Her wording was confused - it certainly left me with the impression that the break clause kicked in because of the sale.
 
My understanding on Life Loan was:

There is no break fee at all ever ever if the house is sold for any reason.
 
My understanding on Life Loan was:

There is no break fee at all ever ever if the house is sold for any reason.

I don't think this was Orla's main gripe.

I was discussing the life loans with my husband yesterday. And how they could be beneficial to us when we are older. Say our investments went sour for some reason and we were elderly and living in our home worth a few bob but cash poor, low pension. Why shouldn't we be able to take out some equity when we are in our seventies to see us to the end. To pay for a conversion to the house for being old, to pay for better health care or home help, to have extra heating in winter, or to go on a cruise if we so wish.

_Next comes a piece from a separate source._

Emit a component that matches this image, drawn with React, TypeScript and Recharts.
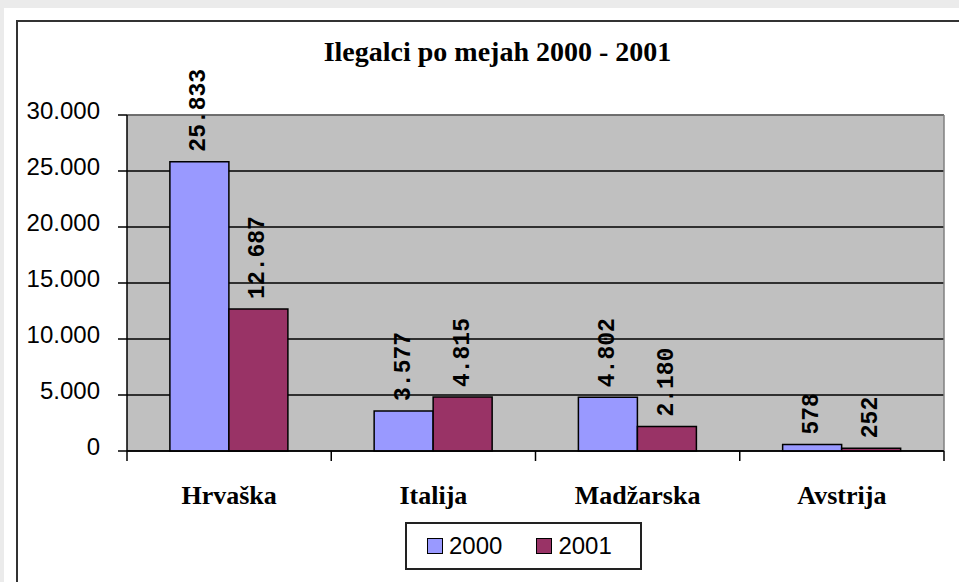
import { BarChart, Bar, XAxis, YAxis, CartesianGrid, Legend, LabelList } from "recharts";

// data
const countries = ["Hrvaška", "Italija", "Madžarska", "Avstrija"];
const values2000 = [25833, 3577, 4802, 578];
const values2001 = [12687, 4815, 2180, 252];
const yTicks = [0, 5000, 10000, 15000, 20000, 25000, 30000];
const seriesNames = ["2000", "2001"];
const seriesColors = ["#9999ff", "#993366"];

const data = countries.map((name, i) => ({
  name,
  y2000: values2000[i],
  y2001: values2001[i],
}));

const W = 959;
const H = 582;
const PLOT_LEFT = 127;
const PLOT_RIGHT = 944;
const BAND = (PLOT_RIGHT - PLOT_LEFT) / countries.length;

const sansNarrow = "'Liberation Sans Narrow', 'Arial Narrow', 'Liberation Sans', Arial, sans-serif";
const serif = "'Liberation Serif', 'Times New Roman', serif";
const mono = "'Liberation Mono', 'Courier New', monospace";

const fmt = (v: number) => String(v).replace(/\B(?=(\d{3})+(?!\d))/g, ".");

function YTick(props: any) {
  const { x, y, payload } = props;
  return (
    <text x={x} y={y} dy={4} textAnchor="end" fontFamily={sansNarrow} fontSize={24} fill="#000">
      {fmt(payload.value)}
    </text>
  );
}

function XTick(props: any) {
  const { x, y, payload, index } = props;
  const last = index === countries.length - 1;
  return (
    <g>
      <line x1={x - BAND / 2} x2={x - BAND / 2} y1={y} y2={y + 10} stroke="#000" strokeWidth={1.5} />
      {last && <line x1={x + BAND / 2} x2={x + BAND / 2} y1={y} y2={y + 10} stroke="#000" strokeWidth={1.5} />}
      <text x={x} y={y + 53} textAnchor="middle" fontFamily={serif} fontWeight="bold" fontSize={26} fill="#000">
        {payload.value}
      </text>
    </g>
  );
}

function BarLabel(props: any) {
  const { x, y, width, value } = props;
  const cx = x + width / 2;
  const ty = y - 10;
  return (
    <text
      x={cx}
      y={ty}
      transform={`rotate(-90 ${cx} ${ty})`}
      textAnchor="start"
      dominantBaseline="central"
      fontFamily={mono}
      fontWeight="bold"
      fontSize={23}
      fill="#000"
    >
      {fmt(value)}
    </text>
  );
}

function LegendBox() {
  return (
    <div
      style={{
        boxSizing: "border-box",
        width: 237,
        height: 48,
        border: "2px solid #222",
        background: "#fff",
        display: "flex",
        alignItems: "center",
        fontFamily: sansNarrow,
        fontSize: 24,
        color: "#000",
      }}
    >
      {seriesNames.map((s, i) => (
        <div key={s} style={{ display: "flex", alignItems: "center", marginLeft: i === 0 ? 20 : 34 }}>
          <span
            style={{
              display: "inline-block",
              width: 14,
              height: 14,
              background: seriesColors[i],
              border: "1.5px solid #000",
              marginRight: 6,
            }}
          />
          {s}
        </div>
      ))}
    </div>
  );
}

export default function App() {
  return (
    <div
      style={{
        position: "fixed",
        left: 0,
        top: 0,
        width: W,
        height: H,
        background: "#ebebeb",
        overflow: "hidden",
      }}
    >
      <div style={{ position: "absolute", left: 4, top: 8, width: 970, height: 600, background: "#fff" }} />
      <div
        style={{
          position: "absolute",
          left: 16,
          top: 20,
          width: 960,
          height: 600,
          border: "2px solid #333",
          boxSizing: "border-box",
        }}
      />
      <div
        style={{
          position: "absolute",
          left: 0,
          top: 32,
          width: 995,
          textAlign: "center",
          fontFamily: serif,
          fontWeight: "bold",
          fontSize: 28,
          color: "#000",
          lineHeight: "40px",
        }}
      >
        Ilegalci po mejah 2000 - 2001
      </div>
      <div style={{ position: "absolute", left: 0, top: 0 }}>
        <BarChart
          width={W}
          height={H}
          data={data}
          margin={{ top: 115, right: W - PLOT_RIGHT, left: PLOT_LEFT - 60, bottom: 43 }}
          barCategoryGap="21%"
          barGap={0}
        >
          <CartesianGrid fill="#c0c0c0" stroke="#000" strokeWidth={1.5} vertical={false} />
          <CartesianGrid
            stroke="#808080"
            strokeWidth={1.5}
            horizontalCoordinatesGenerator={({ offset }: any) => [offset.top]}
            verticalCoordinatesGenerator={({ offset }: any) => [offset.left + offset.width]}
          />
          <XAxis
            dataKey="name"
            height={40}
            tickLine={false}
            tickSize={0}
            tickMargin={0}
            axisLine={{ stroke: "#000", strokeWidth: 1.5 }}
            tick={<XTick />}
            interval={0}
          />
          <YAxis
            width={60}
            domain={[0, 30000]}
            ticks={yTicks}
            tickSize={9}
            tickMargin={18}
            axisLine={{ stroke: "#000", strokeWidth: 1.5 }}
            tickLine={{ stroke: "#000", strokeWidth: 1.5 }}
            tick={<YTick />}
            interval={0}
          />
          <Legend
            content={<LegendBox />}
            wrapperStyle={{ left: 405, top: 522, width: 237, height: 48, bottom: "auto" }}
          />
          <Bar dataKey="y2000" name={seriesNames[0]} fill={seriesColors[0]} stroke="#000" strokeWidth={1.5} isAnimationActive={false}>
            <LabelList dataKey="y2000" content={<BarLabel />} />
          </Bar>
          <Bar dataKey="y2001" name={seriesNames[1]} fill={seriesColors[1]} stroke="#000" strokeWidth={1.5} isAnimationActive={false}>
            <LabelList dataKey="y2001" content={<BarLabel />} />
          </Bar>
        </BarChart>
      </div>
    </div>
  );
}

We are perfectly aware people, we know what compound interest is, we know that with zero repayments the amount owing will go up massively, it's exceedingly difficult when you are not earning any more to get a loan, this type of Life loan can be brillant if needed as long as one understands it and the interest rate or terms aren't too onorous.
 
Hi Bronte

I was responding to this:

"There is a break out clause of €18k because she is living with us. We are trying to sell her house but we can’t at the moment and the bank is telling us that we have to pay this amount. "

Just on that point - no break fee if they are selling house.
 
I listened to yesterday's show. Brendan was of course totally right.

Possibly we are emphasising the compound interest effect too much. In Orla's case only 30K of the 135K interest is in fact due to compounding, I think she would be complaining even if there were no compounding. The problem here are the optics of the rolled up loan. For a mortgage even at these low interest rates a person will typically pay back more than twice what was borrowed but one does not hear people retrospectively bemoaning this fact. If Brendan is correct and BoI actually illustrated the effect of rolling up the loan then it is difficult to see any case at all for the complainants.
 
I see this story is front page in today's Indo. Whilst Charlie Weston does not actually state that there is a scandal here I am disappointed that he has let the overall sensationalist tone suggest that there is one. No smoking gun here, I am afraid, Charlie.
 
"People shocked when chickens come home to roost" doesn't have quite the same effect on newspaper sales as "Avian threat: Winged interlopers invade". it is a terrible article.

Thousands of elderly people are facing a massive debt time bomb on their homes after taking out equity release products.
By the nature of the product, unless they require a second injection of cash, the elderly people themselves are not facing any debt timebomb. In fact the banks have probably had to accept some losses on these because of the dip in property prices.

He very quickly changes it from the elderly though to "families". I
But many families are now finding that the amount owed leaves them with nothing when the homes are sold, wiping out inheritances.


At least he seems to have got a fairly clear statement from her on the nature of the breakout clause

Repaying the loan before her mother dies will trigger a €18,000 "break-out" charge, as the loan is fixed at 6.5pc for 15 years.

Which doesn't seem to be quite in line with Brendan's post above (though I note the "15 years" so I wonder if we are actually getting a true picture).